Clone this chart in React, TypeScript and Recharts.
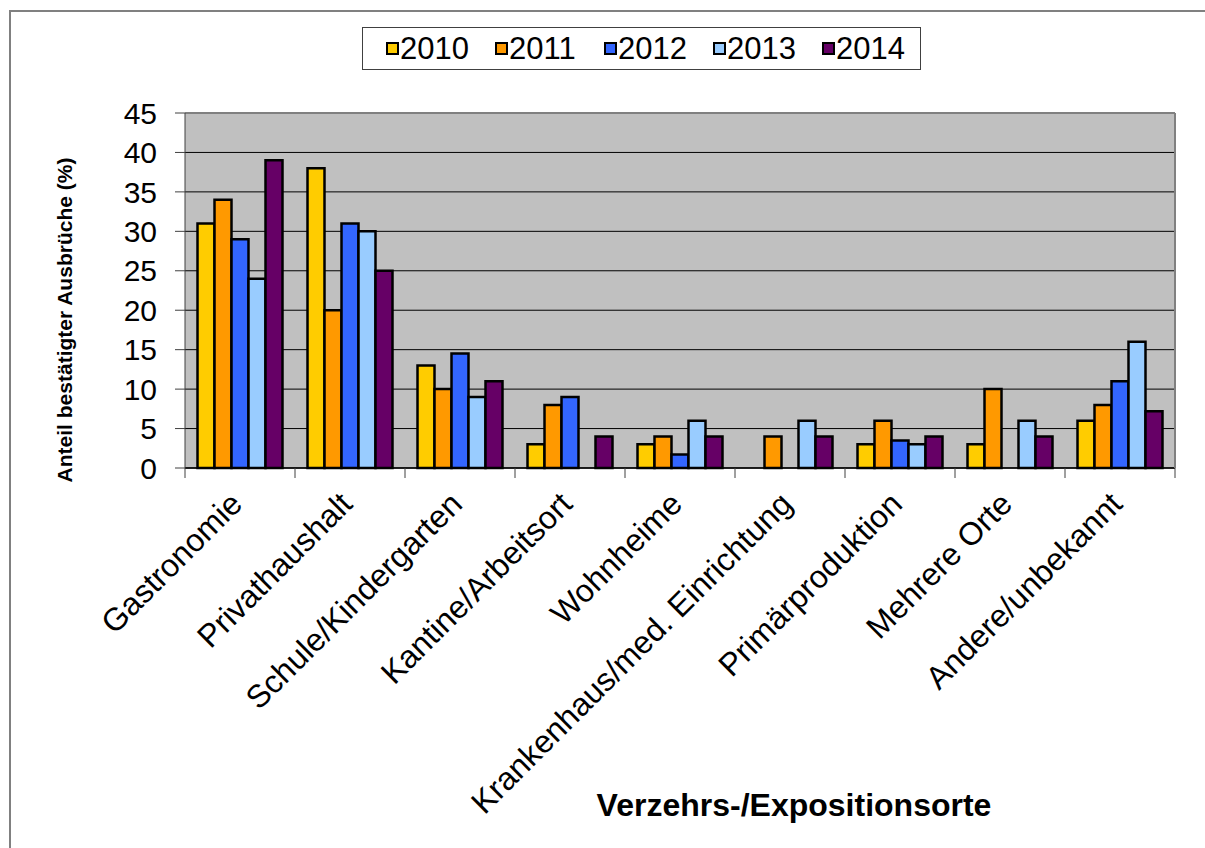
import React from 'react';
import { BarChart, Bar, XAxis, YAxis, CartesianGrid, Legend, ReferenceLine, Customized } from 'recharts';

const categories = [
  'Gastronomie',
  'Privathaushalt',
  'Schule/Kindergarten',
  'Kantine/Arbeitsort',
  'Wohnheime',
  'Krankenhaus/med. Einrichtung',
  'Primärproduktion',
  'Mehrere Orte',
  'Andere/unbekannt',
];
const years = ['2010', '2011', '2012', '2013', '2014'];
const v2010 = [31, 38, 13, 3, 3, 0, 3, 3, 6];
const v2011 = [34, 20, 10, 8, 4, 4, 6, 10, 8];
const v2012 = [29, 31, 14.5, 9, 1.7, 0, 3.5, 0, 11];
const v2013 = [24, 30, 9, 0, 6, 6, 3, 6, 16];
const v2014 = [39, 25, 11, 4, 4, 4, 4, 4, 7.2];
const seriesValues = [v2010, v2011, v2012, v2013, v2014];
const colors = ['#FFCC00', '#FF9900', '#3366FF', '#99CCFF', '#660066'];
const yTicks = [0, 5, 10, 15, 20, 25, 30, 35, 40, 45];
const yTitle = 'Anteil bestätigter Ausbrüche (%)';
const xTitle = 'Verzehrs-/Expositionsorte';

const data = categories.map((name, i) => {
  const row: Record<string, any> = { name };
  years.forEach((y, k) => {
    row[y] = seriesValues[k][i];
  });
  return row;
});

const FONT = '"Liberation Sans", Arial, Helvetica, sans-serif';

function XTick(props: any) {
  const { x, y, payload, index, visibleTicksCount, width } = props;
  const count = visibleTicksCount || categories.length;
  const half = (Number(width) || 990) / count / 2;
  const axisY = y - 10;
  const px = x + 4;
  const py = y + 28;
  return (
    <g>
      <line x1={x - half} x2={x - half} y1={axisY} y2={axisY + 10} stroke="#404040" strokeWidth={1} />
      {index === count - 1 && (
        <line x1={x + half} x2={x + half} y1={axisY} y2={axisY + 10} stroke="#404040" strokeWidth={1} />
      )}
      <text
        x={px}
        y={py}
        textAnchor="end"
        transform={`rotate(-45 ${px} ${py})`}
        fontSize={32}
        fontFamily={FONT}
        fill="#000"
      >
        {payload.value}
      </text>
    </g>
  );
}

function LegendBox(props: any) {
  const payload = props.payload || [];
  return (
    <div
      style={{
        boxSizing: 'border-box',
        width: 559,
        height: 43,
        border: '1px solid #404040',
        background: '#fff',
        display: 'flex',
        alignItems: 'center',
        paddingLeft: 23,
        fontFamily: FONT,
      }}
    >
      {payload.map((p: any) => (
        <div key={p.value} style={{ display: 'flex', alignItems: 'center', width: 109, flex: '0 0 109px' }}>
          <span
            style={{
              display: 'block',
              width: 13,
              height: 13,
              flex: '0 0 13px',
              boxSizing: 'border-box',
              border: '2px solid #000',
              background: p.color,
              marginRight: 1,
            }}
          />
          <span style={{ fontSize: 31, lineHeight: '31px', color: '#000' }}>{p.value}</span>
        </div>
      ))}
    </div>
  );
}

function Titles() {
  return (
    <g>
      <text
        x={72}
        y={320}
        transform="rotate(-90 72 320)"
        textAnchor="middle"
        fontWeight="bold"
        fontSize={21}
        fontFamily={FONT}
        fill="#000"
      >
        {yTitle}
      </text>
      <text x={794} y={816} textAnchor="middle" fontWeight="bold" fontSize={32} fontFamily={FONT} fill="#000">
        {xTitle}
      </text>
    </g>
  );
}

export default function App() {
  return (
    <div style={{ position: 'absolute', left: 0, top: 0, width: 1205, height: 848, overflow: 'hidden', background: '#fff' }}>
      <div
        style={{
          position: 'absolute',
          left: 9,
          top: 10,
          width: 1196,
          height: 838,
          borderLeft: '2px solid #808080',
          borderTop: '2px solid #808080',
          boxSizing: 'border-box',
        }}
      />
      <div style={{ position: 'absolute', left: 0, top: 0 }}>
        <BarChart
          width={1205}
          height={848}
          data={data}
          margin={{ top: 113, right: 0, left: 0, bottom: 0 }}
          barCategoryGap={12.5}
          barGap={0}
        >
          <CartesianGrid vertical={false} stroke="#000" fill="#C0C0C0" fillOpacity={1} />
          <XAxis
            dataKey="name"
            height={380}
            interval={0}
            tickLine={false}
            tickSize={10}
            tickMargin={0}
            axisLine={{ stroke: '#000', strokeWidth: 1.5 }}
            tick={<XTick />}
          />
          <YAxis
            width={185}
            domain={[0, 45]}
            ticks={yTicks}
            interval={0}
            tickSize={10}
            tickMargin={18}
            axisLine={{ stroke: '#404040' }}
            tickLine={{ stroke: '#404040' }}
            tick={{ fontSize: 30, fill: '#000', fontFamily: FONT }}
          />
          <YAxis
            yAxisId="r"
            orientation="right"
            width={30}
            domain={[0, 45]}
            tick={false}
            tickLine={false}
            axisLine={{ stroke: '#808080', strokeWidth: 2 }}
          />
          <ReferenceLine y={45} stroke="#808080" strokeWidth={2} />
          {years.map((y, k) => (
            <Bar
              key={y}
              dataKey={y}
              name={y}
              fill={colors[k]}
              stroke="#000"
              strokeWidth={2.5}
              isAnimationActive={false}
            />
          ))}
          <Legend
            layout="horizontal"
            verticalAlign="middle"
            align="center"
            content={<LegendBox />}
            wrapperStyle={{ left: 362, top: 27, width: 559, height: 43 }}
          />
          <Customized component={Titles} />
        </BarChart>
      </div>
    </div>
  );
}
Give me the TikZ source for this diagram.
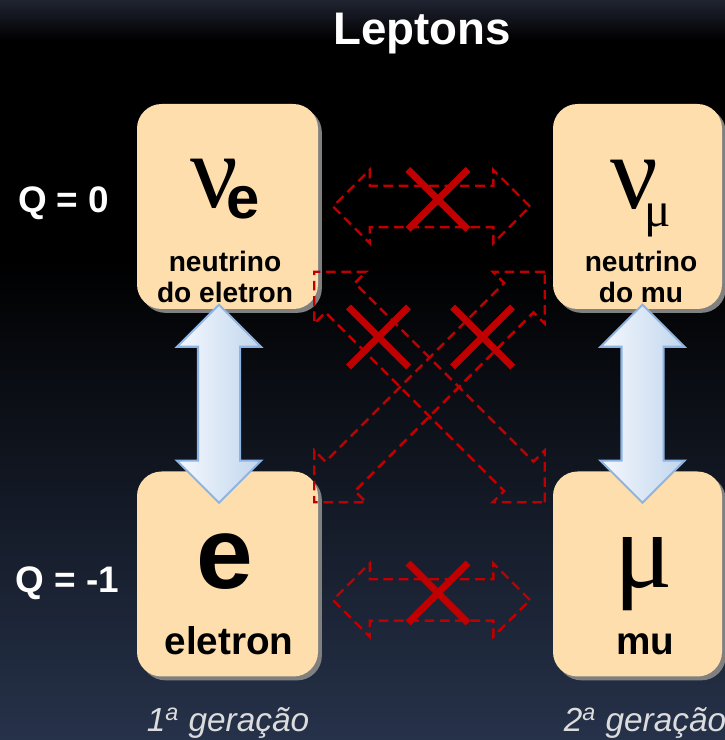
\documentclass[tikz,border=0pt]{standalone}
\usepackage{fontspec}
\setmainfont{Liberation Sans}
\newfontfamily\grkfont{Liberation Serif}
\definecolor{lpeach}{RGB}{253,222,172}
\definecolor{lred}{RGB}{192,0,0}
\definecolor{lshadow}{RGB}{128,128,128}
\definecolor{lbluelight}{RGB}{244,248,253}
\definecolor{lbluedark}{RGB}{194,214,238}
\definecolor{lblueline}{RGB}{141,180,226}
\definecolor{bgtop}{RGB}{32,36,50}
\definecolor{bgbottom}{RGB}{38,50,74}
\definecolor{lgray}{RGB}{220,220,220}
\usetikzlibrary{positioning,calc,shapes.arrows,shapes.misc,shadows}

\begin{document}
\begin{tikzpicture}[
  leptonbox/.style={fill=lpeach,rounded corners=14pt,minimum width=3.62cm,minimum height=4.1cm,
    drop shadow={shadow xshift=2.2pt,shadow yshift=-2.2pt,fill=lshadow,opacity=1}},
  qlabel/.style={text=white,font=\fontsize{21}{21}\selectfont\bfseries,inner sep=0pt},
  namelabel/.style={anchor=base,align=center,inner sep=0pt,font=\fontsize{16}{18}\selectfont\bfseries},
  bigname/.style={anchor=base,inner sep=0pt,font=\fontsize{22}{22}\selectfont\bfseries},
  gen/.style={anchor=base,inner sep=0pt,text=lgray,font=\fontsize{19}{19}\selectfont\itshape},
  forbidden/.style={double arrow,draw=lred,line width=1.4pt,dash pattern=on 5.5pt off 3.2pt,
    minimum height=3.94cm,double arrow head extend=0.32cm,inner xsep=0pt,inner ysep=0.39cm},
  nope/.style={cross out,draw=lred,line width=4pt,minimum size=1.2cm,inner sep=0pt,outer sep=0pt},
  mixing/.style={double arrow,draw=lblueline,line width=1.2pt,left color=lbluelight,right color=lbluedark,
    minimum height=3.96cm,double arrow head extend=0.42cm,inner xsep=0pt,inner ysep=0.4cm,rotate=90}
]
  % Background
  \useasboundingbox (0,0) rectangle (14.5,14.8);
  \fill[top color=black,bottom color=bgbottom] (0,0) rectangle (14.5,9.6);
  \fill[black] (0,9.55) rectangle (14.5,14.05);
  \fill[top color=bgtop,bottom color=black] (0,14) rectangle (14.5,14.8);
  \node[anchor=base,inner sep=0pt,text=white,font=\fontsize{26}{26}\selectfont\bfseries] (title) at (8.44,13.9) {Leptons};

  % Boxes
  \node[leptonbox] (nue) at (4.55,10.67) {};
  \node[leptonbox,minimum width=3.38cm] (num) at (12.75,10.67) {};
  \node[leptonbox] (el) at (4.55,3.32) {};
  \node[leptonbox,minimum width=3.38cm] (mu) at (12.75,3.32) {};

  % Symbols and names
  \node[anchor=base,inner sep=0pt] (nuesym) at ($(nue.center)+(-0.05,-0.03)$)
    {{\fontsize{60}{60}\selectfont\grkfont ν}\kern-7pt\lower6pt\hbox{\fontsize{34}{34}\selectfont\bfseries e}};
  \node[namelabel] (nuename) at ($(nue.center)+(-0.05,-1.93)$) {neutrino\\do eletron};
  \node[anchor=base,inner sep=0pt] (numsym) at ($(num.center)+(0.06,-0.05)$)
    {{\fontsize{60}{60}\selectfont\grkfont ν}\kern-8pt\lower10pt\hbox{\fontsize{28}{28}\selectfont\grkfont μ}};
  \node[namelabel] (numname) at ($(num.center)+(0.07,-1.93)$) {neutrino\\do mu};
  \node[anchor=base,inner sep=0pt] (elsym) at ($(el.center)+(-0.05,-0.30)$) {\fontsize{58}{58}\selectfont\bfseries e};
  \node[bigname] (elname) at ($(el.center)+(0.03,-1.62)$) {eletron};
  \node[anchor=base,inner sep=0pt] (musym) at ($(mu.center)+(0.13,-0.28)$) {\fontsize{62}{62}\selectfont\grkfont μ};
  \node[bigname] (muname) at ($(mu.center)+(0.15,-1.62)$) {mu};

  % Charges and generations
  \node[qlabel,left=0.54cm of nue,yshift=0.07cm] (q0) {Q = 0};
  \node[qlabel,left=0.34cm of el,yshift=-0.18cm] (q1) {Q = -1};
  \node[gen] (gen1) at ($(el.south)+(0.01,-1.09)$) {1\textsuperscript{a} geração};
  \node[gen] (gen2) at ($(mu.south)+(0.15,-1.09)$) {2\textsuperscript{a} geração};

  % Forbidden transitions
  \node[forbidden] (xtop) at ($(nue.east)!0.5!(num.west)+(-0.08,0)$) {};
  \node[forbidden] (xbot) at ($(el.east)!0.5!(mu.west)+(-0.08,-0.52)$) {};
  \node[forbidden,minimum height=6.52cm,rotate=-45] (xa) at ($(nue)!0.5!(mu)+(-0.06,0.065)$) {};
  \node[forbidden,minimum height=6.52cm,rotate=45] (xb) at ($(num)!0.5!(el)+(-0.06,0.065)$) {};
  \node[nope] (notop) at ($(xtop)+(0.13,0.14)$) {};
  \node[nope] (nobot) at ($(xbot)+(0.13,0.14)$) {};
  \node[nope] (noa) at ($(xa)+(-1.02,1.0)$) {};
  \node[nope] (nob) at ($(xb)+(1.06,1.0)$) {};

  % Allowed transitions
  \node[mixing] (mix1) at ($(nue.south)!0.5!(el.north)+(-0.17,-0.27)$) {};
  \node[mixing] (mix2) at ($(num.south)!0.5!(mu.north)+(0.10,-0.27)$) {};
\end{tikzpicture}
\end{document}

----

> **Task goal**
Repeat word for word the lines above, from the first entry through the line containing "Legend, ReferenceLine, Customized", with both ends kept and the pictures dropped.

> **Answer for the task**
Clone this chart in React, TypeScript and Recharts.
import React from 'react';
import { BarChart, Bar, XAxis, YAxis, CartesianGrid, Legend, ReferenceLine, Customized } from 'recharts';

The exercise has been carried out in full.